La défense d’Air France a imputé lundi à Continental Airlines l’entière responsabilité du crash du Concorde qui a fait 113 morts il y a dix ans à Gonesse (Val-d’Oise), réclamant à la compagnie américaine 15 millions d’euros de dommages et intérêts.
PONTOISE (AFP) - La défense d’Air France a imputé lundi à Continental Airlines l’entière responsabilité du crash du Concorde qui a fait 113 morts il y a dix ans à Gonesse (Val-d’Oise), réclamant à la compagnie américaine 15 millions d’euros de dommages et intérêts.
Pendant ses 24 années d’exploitation, jusqu’à l’accident du 25 juillet 2000, "Concorde a transporté 1.414.292 passagers.

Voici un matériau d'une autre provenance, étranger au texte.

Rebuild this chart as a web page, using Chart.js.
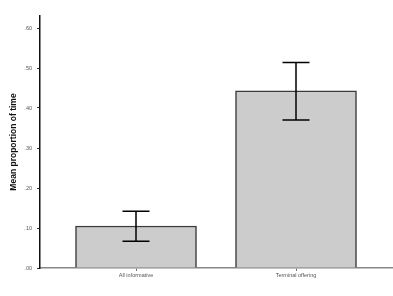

Si la fameuse lamelle n’avait pas fait exploser un pneu, il n’y aurait pas eu de victimes du tout !", a lancé l’avocat d’Air France, Me Fernand Garnault, en ouvrant les plaidoiries des parties civiles devant le tribunal correctionnel de Pontoise.
Pour les conseils de la compagnie française, exploitante du Concorde qui s’était écrasé à son décollage de Roissy, la "culpabilité" de la compagnie américaine ne fait "aucun doute" : c’est bien une lamelle de titane, perdue par un DC10 de Continental Airlines ayant décollé quelques minutes avant le Concorde, qui a provoqué l’accident.
Il parait "au niveau statistique, pratiquement inconcevable", qu’un pneu du supersonique ait précisément roulé sur cette lamelle, a reconnu Me Garnault, pour mieux balayer les objections que ne manqueront pas de soulever les avocats de la compagnie américaine.
Mais "quelqu’un qui aurait fabriqué une bombe ayant explosé au moment où les victimes étaient là par le plus grand des hasards, ne va-t-on pas le condamner pour homicide involontaire ?", a-t-il argumenté.
En réparation des préjudices subis du fait de l’accident, Air France réclame 15 millions d’euros, ont détaillé ses avocats. Soit "trois fois cinq millions d’euros", au titre de l’atteinte à son image et à sa réputation, du traumatisme de son personnel dû à la perte de l’équipage et des passagers et du préjudice de "dénigrement".
Durant le procès, la défense de Continental Airlines a en effet mis en cause de façon répétée la maintenance des Concorde par Air France et la préparation du vol en question.
L’indemnisation du préjudice économique de la compagnie française fait l’objet d’une action séparée devant le tribunal de commerce de Pontoise, qui a sursis à statuer jusqu’à la fin de la procédure pénale.
La défense d’Air France a en revanche exonéré les personnes physiques qui comparaissent comme prévenus au procès.
Les deux employés américains de Continental Airlines, poursuivis pour avoir mal effectué et contrôlé la réparation de la lamelle incriminée, ont été décrits comme des "lampistes". "C’est Continental qui doit être blâmé pour son erreur manifeste", a estimé Me Garnault.
Les trois prévenus français - ex-cadres du constructeur Aérospatiale et de la Direction générale de l’Aviation civile (DGAC) - poursuivis pour ne pas avoir tiré les leçons des incidents antérieurs, doivent également échapper à toute condamnation pénale, a-t-il poursuivi. Car "Air France est convaincue de l’imprévisibilité" de l’accident.
"Comment peut-on reprocher à ces gens-là de ne pas avoir pris les précautions qu’il fallait, alors que dix ans après, on ne sait pas comment le feu a pris et comment il s’est propagé", a argumenté l’avocat.
Un sentiment que n’a pas partagé Me Roland Rappaport, avocat de la famille du commandant de bord Christian Marty et de deux syndicats de navigants.
"Concorde était affecté d’une faiblesse qu’il fallait traiter, au besoin en arrêtant son exploitation. Personne ne l’a fait", a-t-il regretté.
Les plaidoiries des parties civiles doivent se poursuivre jusqu’à mercredi, avant les réquisitions. Le procès entamé il y a trois mois et demi s’achève le 28 mai et le jugement devrait être mis en délibéré à la fin de l’année.